** BEGIN **
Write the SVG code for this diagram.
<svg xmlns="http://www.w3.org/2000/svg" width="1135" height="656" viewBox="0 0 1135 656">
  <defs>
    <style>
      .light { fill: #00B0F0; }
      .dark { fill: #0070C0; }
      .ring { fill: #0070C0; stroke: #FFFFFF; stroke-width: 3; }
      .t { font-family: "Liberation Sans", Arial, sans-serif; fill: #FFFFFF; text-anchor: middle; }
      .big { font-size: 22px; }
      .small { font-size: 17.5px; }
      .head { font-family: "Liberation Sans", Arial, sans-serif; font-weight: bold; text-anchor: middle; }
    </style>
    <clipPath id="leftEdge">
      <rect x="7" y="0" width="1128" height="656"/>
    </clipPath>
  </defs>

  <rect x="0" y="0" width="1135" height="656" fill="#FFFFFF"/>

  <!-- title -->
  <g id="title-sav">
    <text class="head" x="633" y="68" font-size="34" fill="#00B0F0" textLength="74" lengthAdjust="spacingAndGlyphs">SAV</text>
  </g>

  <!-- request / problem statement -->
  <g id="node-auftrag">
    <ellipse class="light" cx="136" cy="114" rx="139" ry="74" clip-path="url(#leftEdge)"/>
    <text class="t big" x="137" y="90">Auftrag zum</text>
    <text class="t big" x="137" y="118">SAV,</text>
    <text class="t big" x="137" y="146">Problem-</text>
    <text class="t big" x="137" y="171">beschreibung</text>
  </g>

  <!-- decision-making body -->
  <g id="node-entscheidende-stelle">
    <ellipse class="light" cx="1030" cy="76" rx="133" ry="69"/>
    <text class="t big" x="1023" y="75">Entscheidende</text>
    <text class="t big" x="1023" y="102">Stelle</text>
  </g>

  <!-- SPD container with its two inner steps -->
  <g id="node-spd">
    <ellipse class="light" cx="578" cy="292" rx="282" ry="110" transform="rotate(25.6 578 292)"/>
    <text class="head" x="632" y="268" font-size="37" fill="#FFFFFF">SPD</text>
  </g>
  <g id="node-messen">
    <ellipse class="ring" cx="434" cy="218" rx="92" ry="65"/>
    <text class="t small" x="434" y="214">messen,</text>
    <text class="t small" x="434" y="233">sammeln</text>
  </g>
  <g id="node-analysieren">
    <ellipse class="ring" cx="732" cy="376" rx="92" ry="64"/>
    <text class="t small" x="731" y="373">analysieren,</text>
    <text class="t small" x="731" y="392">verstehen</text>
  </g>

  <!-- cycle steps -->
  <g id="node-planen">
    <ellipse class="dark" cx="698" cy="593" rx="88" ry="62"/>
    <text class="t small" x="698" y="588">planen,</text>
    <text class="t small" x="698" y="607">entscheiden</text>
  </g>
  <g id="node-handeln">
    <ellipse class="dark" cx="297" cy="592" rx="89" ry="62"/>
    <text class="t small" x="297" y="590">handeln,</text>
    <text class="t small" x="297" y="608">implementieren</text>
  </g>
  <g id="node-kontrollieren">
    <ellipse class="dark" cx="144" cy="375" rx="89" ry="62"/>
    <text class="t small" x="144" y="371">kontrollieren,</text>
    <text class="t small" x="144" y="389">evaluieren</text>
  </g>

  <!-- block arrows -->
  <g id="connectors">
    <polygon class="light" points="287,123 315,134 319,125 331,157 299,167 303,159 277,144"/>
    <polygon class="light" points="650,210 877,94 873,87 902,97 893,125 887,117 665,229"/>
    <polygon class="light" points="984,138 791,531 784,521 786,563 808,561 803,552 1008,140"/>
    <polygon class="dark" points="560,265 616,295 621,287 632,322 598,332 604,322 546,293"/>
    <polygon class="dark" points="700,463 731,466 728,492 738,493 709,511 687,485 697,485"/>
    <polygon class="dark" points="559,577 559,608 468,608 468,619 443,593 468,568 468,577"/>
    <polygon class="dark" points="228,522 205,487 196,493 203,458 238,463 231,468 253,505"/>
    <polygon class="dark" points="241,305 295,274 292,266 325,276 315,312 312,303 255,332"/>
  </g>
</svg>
** END **
** BEGIN **
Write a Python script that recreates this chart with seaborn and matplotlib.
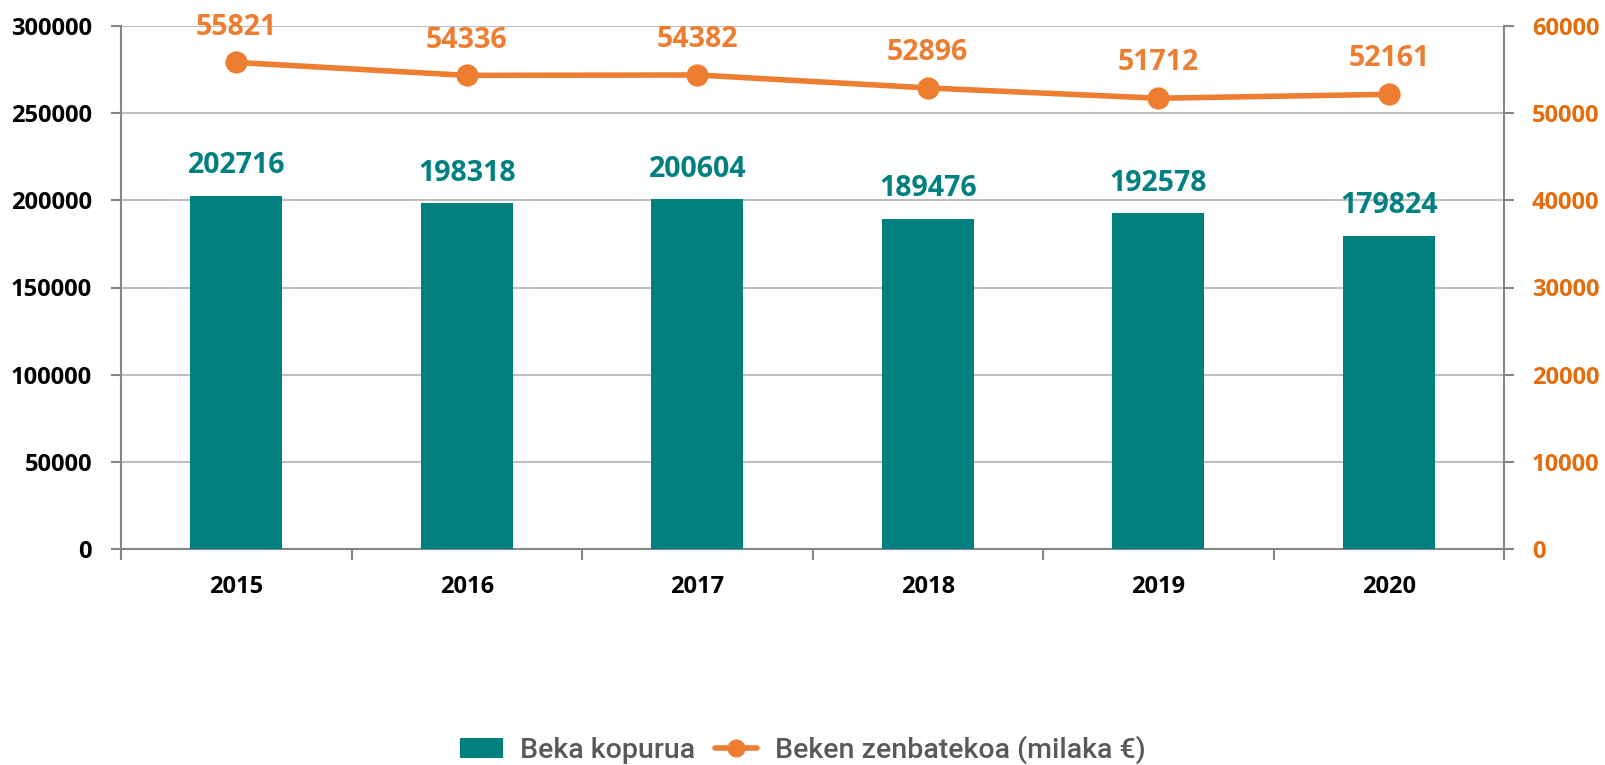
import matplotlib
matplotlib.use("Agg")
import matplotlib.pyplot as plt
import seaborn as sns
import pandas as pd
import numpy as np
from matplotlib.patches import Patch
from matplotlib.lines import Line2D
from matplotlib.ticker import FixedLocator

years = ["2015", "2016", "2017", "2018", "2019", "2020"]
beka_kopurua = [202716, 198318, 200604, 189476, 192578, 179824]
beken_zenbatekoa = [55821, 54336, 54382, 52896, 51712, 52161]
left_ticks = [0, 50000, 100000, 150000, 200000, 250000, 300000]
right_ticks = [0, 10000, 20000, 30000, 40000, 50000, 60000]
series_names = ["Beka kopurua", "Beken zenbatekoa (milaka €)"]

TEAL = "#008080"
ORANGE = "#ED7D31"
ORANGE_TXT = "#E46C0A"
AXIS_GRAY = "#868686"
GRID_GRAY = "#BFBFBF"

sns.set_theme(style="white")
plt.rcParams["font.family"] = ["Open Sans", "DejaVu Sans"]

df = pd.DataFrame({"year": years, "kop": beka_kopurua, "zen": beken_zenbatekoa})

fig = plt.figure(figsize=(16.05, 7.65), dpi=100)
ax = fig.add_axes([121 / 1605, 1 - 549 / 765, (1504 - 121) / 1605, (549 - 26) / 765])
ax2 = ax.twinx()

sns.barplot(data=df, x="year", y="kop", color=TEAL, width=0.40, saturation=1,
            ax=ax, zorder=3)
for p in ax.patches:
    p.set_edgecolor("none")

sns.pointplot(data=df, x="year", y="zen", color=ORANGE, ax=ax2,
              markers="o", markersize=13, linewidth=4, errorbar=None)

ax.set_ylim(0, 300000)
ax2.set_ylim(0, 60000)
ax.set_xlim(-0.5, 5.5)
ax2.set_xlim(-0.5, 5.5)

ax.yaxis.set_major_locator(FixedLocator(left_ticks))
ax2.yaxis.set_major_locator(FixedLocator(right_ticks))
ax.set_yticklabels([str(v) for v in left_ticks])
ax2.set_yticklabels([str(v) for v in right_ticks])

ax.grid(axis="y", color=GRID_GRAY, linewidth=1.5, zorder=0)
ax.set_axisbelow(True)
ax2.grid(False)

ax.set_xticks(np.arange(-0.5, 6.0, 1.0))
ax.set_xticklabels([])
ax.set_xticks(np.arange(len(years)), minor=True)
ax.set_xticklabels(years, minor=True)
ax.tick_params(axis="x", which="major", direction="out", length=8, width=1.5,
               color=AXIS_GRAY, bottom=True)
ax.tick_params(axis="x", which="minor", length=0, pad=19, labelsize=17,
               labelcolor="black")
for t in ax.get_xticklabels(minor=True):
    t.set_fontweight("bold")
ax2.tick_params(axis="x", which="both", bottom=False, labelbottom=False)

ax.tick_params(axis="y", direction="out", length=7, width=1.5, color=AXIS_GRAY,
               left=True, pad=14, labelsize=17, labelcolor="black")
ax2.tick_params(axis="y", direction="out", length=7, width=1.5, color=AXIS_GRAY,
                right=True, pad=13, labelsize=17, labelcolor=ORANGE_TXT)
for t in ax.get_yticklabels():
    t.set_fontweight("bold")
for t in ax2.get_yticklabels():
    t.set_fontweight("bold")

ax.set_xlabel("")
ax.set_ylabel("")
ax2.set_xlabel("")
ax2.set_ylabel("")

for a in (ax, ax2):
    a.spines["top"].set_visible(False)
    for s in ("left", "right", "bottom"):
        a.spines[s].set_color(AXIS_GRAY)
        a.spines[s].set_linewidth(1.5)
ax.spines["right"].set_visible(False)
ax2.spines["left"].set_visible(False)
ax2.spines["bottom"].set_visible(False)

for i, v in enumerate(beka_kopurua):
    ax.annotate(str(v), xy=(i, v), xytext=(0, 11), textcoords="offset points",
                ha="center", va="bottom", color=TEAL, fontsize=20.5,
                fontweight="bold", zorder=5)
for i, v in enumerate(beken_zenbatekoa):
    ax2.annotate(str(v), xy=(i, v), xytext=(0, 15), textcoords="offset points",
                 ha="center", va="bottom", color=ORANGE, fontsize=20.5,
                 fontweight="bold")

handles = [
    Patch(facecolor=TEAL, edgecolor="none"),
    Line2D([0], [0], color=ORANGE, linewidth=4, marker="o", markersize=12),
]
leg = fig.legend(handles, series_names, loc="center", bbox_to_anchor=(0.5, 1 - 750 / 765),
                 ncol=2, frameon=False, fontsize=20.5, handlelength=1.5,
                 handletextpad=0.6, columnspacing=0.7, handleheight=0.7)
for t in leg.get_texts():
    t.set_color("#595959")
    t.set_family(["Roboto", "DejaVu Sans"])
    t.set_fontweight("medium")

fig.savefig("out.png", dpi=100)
** END **
--- Exercise goal ---
Copy every line of the listing containing the string "this".

--- Completed exercise ---
Write the SVG code for this diagram.
Write a Python script that recreates this chart with seaborn and matplotlib.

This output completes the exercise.